The audit process Flashcards
What is an external audit?
An independent examination and expression of opinion on the financial statements of a company.
Who is an audit supposed to benefit/
The shareholders - it is a means of ensuring the people who manage the company do so in the best interests of the people who own it.
Who appoints the auditors and what must they be for the audit to be credible?
The shareholders appoint auditors + they must be independent of the company if the audit opinion is to have credibility.
Image of the key members of an audit on page 79
Shows how shareholders, company, auditors and directors all interact.
What criteria must a small company meet to be exempt from an audit?
Turnover (revenue) no more than £10.2m
Total assets no more than £5.1m
No more than 50 employees
Important notes - they must meet at least two of these criteria, for both the current and previous financial year, to obtain this exemption.
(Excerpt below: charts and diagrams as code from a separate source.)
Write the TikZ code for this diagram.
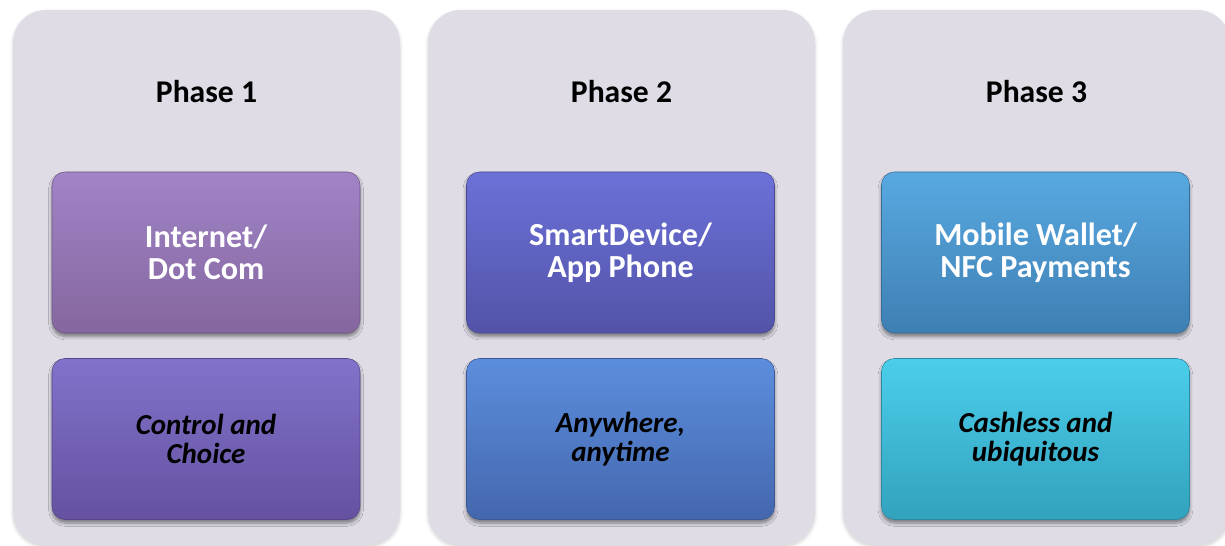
\documentclass[tikz,border=0pt]{standalone}
\usepackage{fontspec}
\setmainfont{Carlito}
\usetikzlibrary{shadows.blur}

\definecolor{panelgray}{HTML}{DFDCE6}
\definecolor{purpleA}{HTML}{A084C6}
\definecolor{purpleB}{HTML}{85669F}
\definecolor{violetA}{HTML}{8272CA}
\definecolor{violetB}{HTML}{6551A0}
\definecolor{indigoA}{HTML}{6C71D8}
\definecolor{indigoB}{HTML}{5253A8}
\definecolor{blueA}{HTML}{5C8EDD}
\definecolor{blueB}{HTML}{4467AE}
\definecolor{skyA}{HTML}{58A9E1}
\definecolor{skyB}{HTML}{3E7FB3}
\definecolor{cyanA}{HTML}{4BCEEB}
\definecolor{cyanB}{HTML}{32A2BD}

\tikzset{
  panel/.style={rectangle, rounded corners=0.66cm, fill=panelgray, minimum width=7.74cm, minimum height=10.7cm,
    blur shadow={shadow xshift=0pt, shadow yshift=-0.04cm, shadow opacity=18, shadow blur steps=6}},
  phase/.style={font=\fontsize{18}{20}\selectfont\bfseries},
  stage/.style={rectangle, rounded corners=0.26cm, minimum width=6.16cm, minimum height=3.22cm, align=center,
    text=white, font=\fontsize{18.3}{18.2}\selectfont\bfseries,
    blur shadow={shadow xshift=0pt, shadow yshift=-0.07cm, shadow opacity=45, shadow blur steps=5}},
  motto/.style={stage, text=black, font=\fontsize{16.5}{16.6}\selectfont\bfseries\itshape},
}

\begin{document}
\begin{tikzpicture}
  \useasboundingbox (0,0) rectangle (24.5,-10.92);
  \clip (0,0) rectangle (24.5,-10.92);

  % panels
  \node[panel] (P1) at (4.13,-5.55) {};
  \node[panel] (P2) at (12.43,-5.55) {};
  \node[panel] (P3) at (20.73,-5.55) {};

  \node[phase] (T1) at (4.13,-1.84) {Phase 1};
  \node[phase] (T2) at (12.43,-1.84) {Phase 2};
  \node[phase] (T3) at (20.73,-1.84) {Phase 3};

  % top row
  \node[stage, top color=purpleA, bottom color=purpleB, draw=purpleB!85!black, line width=0.3pt] (A1) at (4.12,-5.05) {Internet/\\Dot Com};
  \node[stage, top color=indigoA, bottom color=indigoB, draw=indigoB!85!black, line width=0.3pt] (A2) at (12.41,-5.05) {SmartDevice/\\App Phone};
  \node[stage, top color=skyA, bottom color=skyB, draw=skyB!85!black, line width=0.3pt] (A3) at (20.71,-5.05) {Mobile Wallet/\\NFC Payments};

  % bottom row
  \node[motto, top color=violetA, bottom color=violetB, draw=violetB!85!black, line width=0.3pt] (B1) at (4.12,-8.78) {Control and\\Choice};
  \node[motto, top color=blueA, bottom color=blueB, draw=blueB!85!black, line width=0.3pt] (B2) at (12.41,-8.78) {Anywhere,\\anytime};
  \node[motto, top color=cyanA, bottom color=cyanB, draw=cyanB!85!black, line width=0.3pt] (B3) at (20.71,-8.78) {Cashless and\\ubiquitous};
\end{tikzpicture}
\end{document}
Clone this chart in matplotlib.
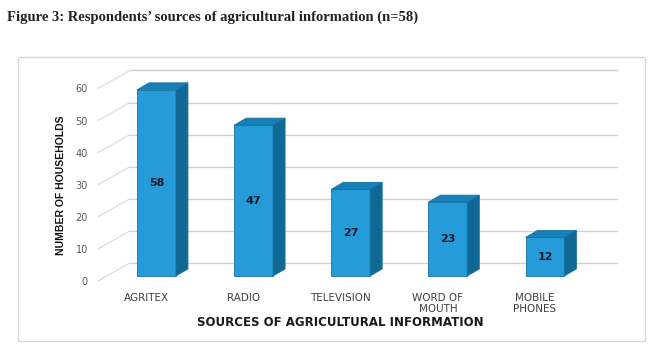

Some companies may still choose to have one, even if not legally required.
What type of view might an external auditor say statements give of a company’s position and performance?
True and fair view
Is there a strict definition of “true and fair” in the Companies Act 2006?
NO
but essentially it means that the financial statements contain no significant/material errors
What does “true” mean?
Information is factual and complies with accounting standards.
What does “fair” mean?
Information is clear, impartial and unbiased, reflecting the substance of transactions, rather than the legal form.
Why is the audit process not a guarantee that the financial statements are correct?
. The nature of financial reporting is such that it involves management judgement and subjective decisions.
. Auditors only spend a limited amount of time at the client’s premises, testing only a sample of items due to the fact there is a cost/benefit element to auditing.
Why do auditors develop an audit plan?
To ensure work is performed in an effective and efficient way, by reducing audit risk to an acceptably low risk.
What is audit risk?
The risk of an auditor giving an incorrect opinion on the financial statements being audited; for example saying statements are true and fair when they contain a material misstatement.
What are the main benefits of a risk-based approach?
. The main risk areas are identified early in the planning stage.
. The audit can be based around those risks.
. An efficient audit can be carried out - minimising audit risk.
. Reduces the chance of a negligence claim against the auditor.
What are some important activities at the planning stage of an audit?
Understanding the entity
Assessing the risk of material misstatement
Establishing preliminary materiality.
What is the benefit of understanding the client’s business, and the industry it operates within, when assessing the risk of misstatement?
This enables auditors to design audit procedures (tests) to address the assessed risks of material misstatement.